Wealthy individuals in the Gulf are more optimistic over the future of the region and the global economy compared with last year, and are increasing likely to invest in their own countries and other emerging markets in Asia than in western economies. These are among the main findings of an annual survey by Dubai-based Emirates Investment Bank (EIB), released on Tuesday, of the sentiment among high net worth individuals (HNWIs) in the region. 

After two years of falling confidence, some 60 percent of regional HNWIs now believe things will improve or stay the same. Fewer are pessimistic about both regional and global economic prospects than last year, while nearly 80 percent of respondents said they would prefer to invest in Gulf assets, rather than looking abroad.

The recovering oil price was a big reason for the increasing feel-good factor in the Gulf, according to Khalid Sifri, EIB’s chief executive officer, who added: “Factors like the region’s stability, attractive investment opportunities and low-tax environment are seen as the main drivers behind the growing confidence in the region’s economy.”

After falling below $30 per barrel in early 2016, oil has subsequently recovered to a three-and-a-half-year high, breaching the $75 a barrel mark yesterday for the first time since November 2014.

However, the overall optimism of the survey masks some concerns among regional HNWIs; in Saudi Arabia, 48 percent of respondents said that they saw the regional economic situation improving or staying the same, against 52 percent who felt it was likely to worsen in 2018.The survey was conducted last November and December, when investor sentiment in the Kingdom was affected by the high-profile anti-corruption campaign undertaken against some prominent business people accused of financial wrong-doing. “It may have been affected by that.

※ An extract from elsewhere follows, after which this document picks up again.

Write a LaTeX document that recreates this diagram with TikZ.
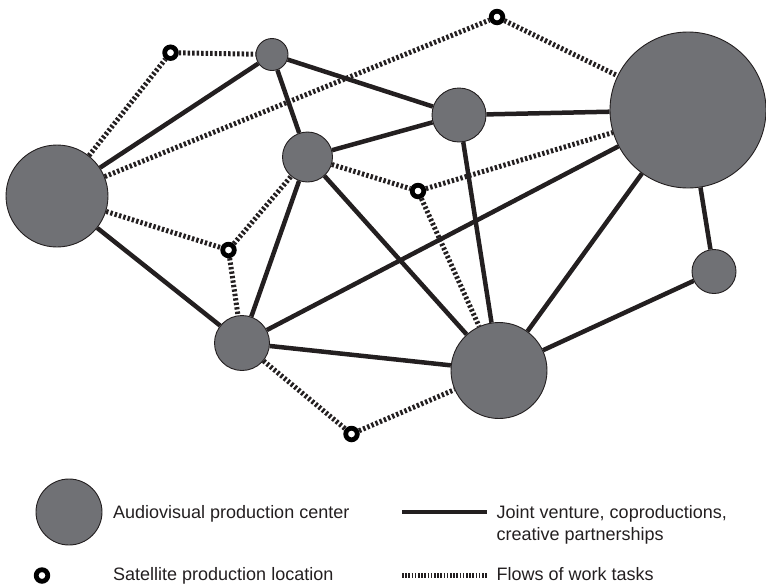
\documentclass[tikz,border=0pt]{standalone}
\usepackage{fontspec}
\setmainfont{Liberation Sans}
\definecolor{nodegray}{RGB}{112,113,117}
\definecolor{linec}{RGB}{35,31,32}
\begin{document}
\begin{tikzpicture}[x=1pt,y=-1pt,
  center/.style={circle,draw=linec,line width=0.9pt,fill=nodegray,minimum size=#1,inner sep=0pt},
  sat/.style={circle,draw=black,line width=4.8pt,fill=white,minimum size=11.6pt,inner sep=0pt},
  joint/.style={draw=linec,line width=4.5pt},
  flow/.style={draw=linec,line width=5pt,dash pattern=on 2.4pt off 2.1pt},
  flowleg/.style={draw=linec,line width=5pt,dash pattern=on 1.6pt off 1.6pt},
  label/.style={anchor=base west,inner sep=0pt,font=\fontsize{18}{21}\selectfont,text=linec}]
\useasboundingbox (0,0) rectangle (766,584);
% production centers
\node[center=102pt] (L) at (57,196) {};
\node[center=32pt] (T) at (272,54.5) {};
\node[center=50pt] (B) at (307.5,157) {};
\node[center=54pt] (C) at (459,115) {};
\node[center=156pt] (R) at (688,110) {};
\node[center=44pt] (Q) at (714,271.5) {};
\node[center=96pt] (D) at (499,370.5) {};
\node[center=55pt] (E) at (242,343) {};
% satellites
\node[sat] (s1) at (170.5,52.7) {};
\node[sat] (s2) at (497,17) {};
\node[sat] (s3) at (418,191) {};
\node[sat] (s4) at (228.5,250) {};
\node[sat] (s5) at (351.5,434) {};
% joint ventures
\draw[joint] (L) -- (T);
\draw[joint] (T) -- (C);
\draw[joint] (T) -- (B);
\draw[joint] (B) -- (C);
\draw[joint] (C) -- (R);
\draw[joint] (C) -- (D);
\draw[joint] (B) -- (E);
\draw[joint] (B) -- (D);
\draw[joint] (L) -- (E);
\draw[joint] (E) -- (R);
\draw[joint] (E) -- (D);
\draw[joint] (D) -- (R);
\draw[joint] (D) -- (Q);
\draw[joint] (R) -- (Q);
% flows of work tasks
\draw[flow] (L) -- (s1);
\draw[flow] (s1) -- (T);
\draw[flow] (L) -- (s2);
\draw[flow] (s2) -- (R);
\draw[flow] (L) -- (s4);
\draw[flow] (s4) -- (B);
\draw[flow] (s4) -- (E);
\draw[flow] (B) -- (s3);
\draw[flow] (s3) -- (R);
\draw[flow] (s3) -- (D);
\draw[flow] (E) -- (s5);
\draw[flow] (s5) -- (D);
% legend
\node[center=66pt] (lc) at (69,512) {};
\node[label] (lt1) at (113,518.4) {Audiovisual production center};
\node[sat] (ls) at (42,575.5) {};
\node[label] (lt2) at (113,580) {Satellite production location};
\coordinate (j1) at (402,512);
\coordinate (j2) at (486.5,512);
\draw[joint] (j1) -- (j2);
\node[label] (lt3) at (496.5,518.4) {Joint venture, coproductions,};
\node[label] (lt4) at (496.5,540.4) {creative partnerships};
\coordinate (f1) at (402,575.5);
\coordinate (f2) at (486.5,575.5);
\draw[flowleg] (f1) -- (f2);
\node[label] (lt5) at (496.5,580) {Flows of work tasks};
\end{tikzpicture}
\end{document}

We shall see what the situation is at the end of this year,” Sifri said. 

Respondents from Kuwait were even more pessimistic. None of the respondents from the country felt that things were going to improve on the investment front this year, while 54 percent said they would worsen. Among the most optimistic were respondents in the UAE, with 57 percent of those surveyed saying they thought the overall outlook was improving. On the long-term global outlook, a total of 78 percent of those surveyed across the region were optimistic about prospects over the next five years, with most citing positive economic and political stability as the reason, along with a smaller number who said oil price stabilization would benefit the world economy. The oil price recovery was the biggest reason for regional optimism. 

The geopolitics of the region was claimed as a big factor in deciding investment decisions, but Saudis were less concerned than others. Only 29 percent in the Kingdom said they were influenced by geo-political events, compared with 83 percent in Qatar and 85 percent in the UAE. 

Oil prices, economic reforms and the introduction of VAT were also factors influencing investment, as was the election of Donald Trump as president of the USA. There has been a big shift in global investor orientation outside the GCC. Nearly half of regional wealthy investors (47 percent) are now looking to Asia, 38 percent to the wider Middle East and North Africa, some 34 percent to Europe and only 17 percent to North America. The survey was conducted among 100 HNWIs with $2 million or more in investable assets.